"""
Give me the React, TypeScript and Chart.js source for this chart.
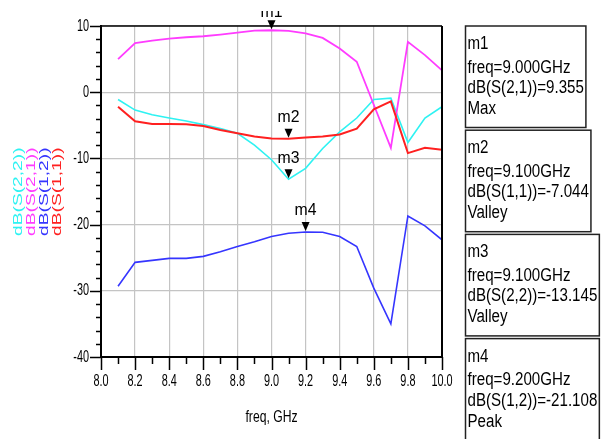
import { useEffect, useRef } from 'react';
import { Chart, registerables } from 'chart.js';

Chart.register(...registerables);

// ---------- data ----------
const freqs = [8.1, 8.2, 8.3, 8.4, 8.5, 8.6, 8.7, 8.8, 8.9, 9.0, 9.1, 9.2, 9.3, 9.4, 9.5, 9.6, 9.7, 9.8, 9.9, 10.0];
const s22 = [-1.1, -2.7, -3.4, -3.9, -4.35, -4.9, -5.5, -6.2, -8.0, -10.2, -13.145, -11.5, -8.5, -6.0, -3.9, -1.1, -0.9, -7.6, -3.9, -2.2];
const s21 = [5.0, 7.4, 7.8, 8.1, 8.3, 8.45, 8.7, 9.0, 9.3, 9.355, 9.25, 8.9, 8.2, 6.6, 4.6, -1.9, -8.4, 7.6, 5.6, 3.3];
const s12 = [-29.3, -25.7, -25.4, -25.1, -25.1, -24.8, -24.1, -23.3, -22.6, -21.8, -21.3, -21.108, -21.15, -21.8, -23.3, -29.6, -35.0, -18.7, -20.2, -22.3];
const s11 = [-2.2, -4.4, -4.8, -4.8, -4.85, -5.1, -5.7, -6.2, -6.7, -7.0, -7.044, -6.85, -6.7, -6.4, -5.5, -2.6, -1.4, -9.2, -8.4, -8.7];

const xTickLabels = ['8.0', '8.2', '8.4', '8.6', '8.8', '9.0', '9.2', '9.4', '9.6', '9.8', '10.0'];
const yTickLabels = ['10', '0', '-10', '-20', '-30', '-40'];
const xTitle = 'freq, GHz';

const legendLabels = ['dB(S(2,2))', 'dB(S(2,1))', 'dB(S(1,2))', 'dB(S(1,1))'];
const legendColors = ['#2ef2f2', '#ff3cff', '#3535ff', '#ff2020'];

const markerNames = ['m1', 'm2', 'm3', 'm4'];
const markerFreqs = [9.0, 9.1, 9.1, 9.2];
const markerTraces = ['dB(S(2,1))', 'dB(S(1,1))', 'dB(S(2,2))', 'dB(S(1,2))'];
const markerValues = [9.355, -7.044, -13.145, -21.108];
const markerKinds = ['Max', 'Valley', 'Valley', 'Peak'];

const FONT = '"Liberation Sans", Arial, sans-serif';

function condText(ctx: CanvasRenderingContext2D, text: string, x: number, y: number, sx: number, align: CanvasTextAlign) {
  ctx.save();
  ctx.translate(x, y);
  ctx.scale(sx, 1);
  ctx.textAlign = align;
  ctx.fillText(text, 0, 0);
  ctx.restore();
}

const decorPlugin = {
  id: 'adsDecor',
  afterDraw(chart: any) {
    const ctx: CanvasRenderingContext2D = chart.ctx;
    const xs = chart.scales.x;
    const ys = chart.scales.y;
    const { left, right, top, bottom } = chart.chartArea;
    ctx.save();
    ctx.strokeStyle = '#000';
    ctx.fillStyle = '#000';

    // frame top/right
    ctx.lineWidth = 1.5;
    ctx.beginPath();
    ctx.moveTo(left, top);
    ctx.lineTo(right, top);
    ctx.stroke();
    ctx.lineWidth = 2;
    ctx.beginPath();
    ctx.moveTo(right, top);
    ctx.lineTo(right, bottom);
    ctx.stroke();

    // ticks
    ctx.lineWidth = 1.5;
    for (let v = -40; v <= 10; v += 2) {
      const py = Math.round(ys.getPixelForValue(v)) + 0.5;
      const len = v % 10 === 0 ? 11 : 5;
      ctx.beginPath();
      ctx.moveTo(left - len, py);
      ctx.lineTo(left, py);
      ctx.stroke();
    }
    for (let i = 0; i <= 20; i++) {
      const v = 8 + i * 0.1;
      const px = Math.round(xs.getPixelForValue(v)) + 0.5;
      const len = i % 2 === 0 ? 13 : 7;
      ctx.beginPath();
      ctx.moveTo(px, bottom);
      ctx.lineTo(px, bottom + len);
      ctx.stroke();
    }

    // tick labels
    ctx.font = `17px ${FONT}`;
    ctx.textBaseline = 'middle';
    yTickLabels.forEach((l) => {
      condText(ctx, l, left - 12, ys.getPixelForValue(parseFloat(l)), 0.64, 'right');
    });
    xTickLabels.forEach((l) => {
      condText(ctx, l, xs.getPixelForValue(parseFloat(l)), 381, 0.64, 'center');
    });

    // x title
    ctx.font = `16px ${FONT}`;
    ctx.textBaseline = 'alphabetic';
    condText(ctx, xTitle, (left + right) / 2, 422, 0.76, 'center');

    // legend (rotated)
    ctx.font = `12px ${FONT}`;
    ctx.textBaseline = 'middle';
    legendLabels.forEach((l, i) => {
      ctx.save();
      ctx.fillStyle = legendColors[i];
      ctx.translate(19 + i * 13, 236);
      ctx.rotate(-Math.PI / 2);
      ctx.scale(1.6, 1);
      ctx.textAlign = 'left';
      ctx.fillText(l, 0, 0);
      ctx.restore();
    });

    // marker boxes
    ctx.font = `18px ${FONT}`;
    ctx.textBaseline = 'alphabetic';
    const bsx = 0.84;
    markerNames.forEach((name, i) => {
      const lines = [
        name,
        `freq=${markerFreqs[i].toFixed(3)}GHz`,
        `${markerTraces[i]}=${markerValues[i].toFixed(3)}`,
        markerKinds[i],
      ];
      const w = Math.max(...lines.map((s) => ctx.measureText(s).width)) * bsx + 4;
      const bx = 465.5;
      const by = 26 + i * 104.2;
      ctx.lineWidth = 1.5;
      ctx.strokeStyle = '#222';
      ctx.strokeRect(bx, by, w, 101.5);
      ctx.fillStyle = '#000';
      const offs = [23, 46.5, 67, 88];
      lines.forEach((s, j) => condText(ctx, s, bx + 2, by + offs[j], bsx, 'left'));
    });

    // markers on traces
    ctx.fillStyle = '#000';
    markerNames.forEach((name, i) => {
      const px = xs.getPixelForValue(markerFreqs[i]);
      const py = ys.getPixelForValue(markerValues[i]);
      ctx.beginPath();
      ctx.moveTo(px - 4, py - 10);
      ctx.lineTo(px + 4, py - 10);
      ctx.lineTo(px, py - 1);
      ctx.closePath();
      ctx.fill();
      ctx.save();
      ctx.beginPath();
      ctx.rect(0, 11, chart.width, chart.height);
      ctx.clip();
      ctx.font = `17px ${FONT}`;
      const base = Math.max(py - 16.5, 17);
      condText(ctx, name, px, base, 0.93, 'center');
      ctx.restore();
    });

    ctx.restore();
  },
};

export default function App() {
  const ref = useRef<HTMLCanvasElement | null>(null);
  useEffect(() => {
    if (!ref.current) return;
    const mk = (vals: number[], color: string, width: number) => ({
      data: freqs.map((f, i) => ({ x: f, y: vals[i] })),
      borderColor: color,
      backgroundColor: color,
      borderWidth: width,
      pointRadius: 0,
      tension: 0,
      fill: false,
    });
    const chart = new Chart(ref.current, {
      type: 'line',
      data: {
        datasets: [
          { label: legendLabels[3], ...mk(s11, legendColors[3], 2) },
          { label: legendLabels[2], ...mk(s12, legendColors[2], 1.6) },
          { label: legendLabels[1], ...mk(s21, legendColors[1], 1.8) },
          { label: legendLabels[0], ...mk(s22, legendColors[0], 1.6) },
        ],
      },
      options: {
        responsive: false,
        animation: false,
        events: [],
        layout: { padding: { left: 0, top: 26, right: 166, bottom: 0 } },
        plugins: { legend: { display: false }, tooltip: { enabled: false }, title: { display: false } },
        scales: {
          x: {
            type: 'linear',
            min: 8,
            max: 10,
            ticks: { display: false, stepSize: 0.2 },
            grid: { color: '#c4c4c4', lineWidth: 1.2, drawTicks: false },
            border: { color: '#000', width: 2 },
            afterFit: (s: any) => { s.height = 82; },
          },
          y: {
            type: 'linear',
            min: -40,
            max: 10,
            ticks: { display: false, stepSize: 10 },
            grid: { color: '#c4c4c4', lineWidth: 1.2, drawTicks: false },
            border: { color: '#000', width: 2 },
            afterFit: (s: any) => { s.width = 101; },
          },
        },
      },
      plugins: [decorPlugin],
    } as any);
    return () => chart.destroy();
  }, []);
  return (
    <div style={{ position: 'absolute', left: 0, top: 0, width: 608, height: 439, background: '#fff' }}>
      <canvas ref={ref} width={608} height={439} />
    </div>
  );
}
"""
# [Directions for this task]
Exactly reproduce the run of lines from the start of the listing through the line with "const markerKinds = ['Max', 'Valley', 'Valley', 'Peak'];", inclusive; pictures are not copied.

# [Exercise result]
Give me the React, TypeScript and Chart.js source for this chart.
import { useEffect, useRef } from 'react';
import { Chart, registerables } from 'chart.js';

Chart.register(...registerables);

// ---------- data ----------
const freqs = [8.1, 8.2, 8.3, 8.4, 8.5, 8.6, 8.7, 8.8, 8.9, 9.0, 9.1, 9.2, 9.3, 9.4, 9.5, 9.6, 9.7, 9.8, 9.9, 10.0];
const s22 = [-1.1, -2.7, -3.4, -3.9, -4.35, -4.9, -5.5, -6.2, -8.0, -10.2, -13.145, -11.5, -8.5, -6.0, -3.9, -1.1, -0.9, -7.6, -3.9, -2.2];
const s21 = [5.0, 7.4, 7.8, 8.1, 8.3, 8.45, 8.7, 9.0, 9.3, 9.355, 9.25, 8.9, 8.2, 6.6, 4.6, -1.9, -8.4, 7.6, 5.6, 3.3];
const s12 = [-29.3, -25.7, -25.4, -25.1, -25.1, -24.8, -24.1, -23.3, -22.6, -21.8, -21.3, -21.108, -21.15, -21.8, -23.3, -29.6, -35.0, -18.7, -20.2, -22.3];
const s11 = [-2.2, -4.4, -4.8, -4.8, -4.85, -5.1, -5.7, -6.2, -6.7, -7.0, -7.044, -6.85, -6.7, -6.4, -5.5, -2.6, -1.4, -9.2, -8.4, -8.7];

const xTickLabels = ['8.0', '8.2', '8.4', '8.6', '8.8', '9.0', '9.2', '9.4', '9.6', '9.8', '10.0'];
const yTickLabels = ['10', '0', '-10', '-20', '-30', '-40'];
const xTitle = 'freq, GHz';

const legendLabels = ['dB(S(2,2))', 'dB(S(2,1))', 'dB(S(1,2))', 'dB(S(1,1))'];
const legendColors = ['#2ef2f2', '#ff3cff', '#3535ff', '#ff2020'];

const markerNames = ['m1', 'm2', 'm3', 'm4'];
const markerFreqs = [9.0, 9.1, 9.1, 9.2];
const markerTraces = ['dB(S(2,1))', 'dB(S(1,1))', 'dB(S(2,2))', 'dB(S(1,2))'];
const markerValues = [9.355, -7.044, -13.145, -21.108];
const markerKinds = ['Max', 'Valley', 'Valley', 'Peak'];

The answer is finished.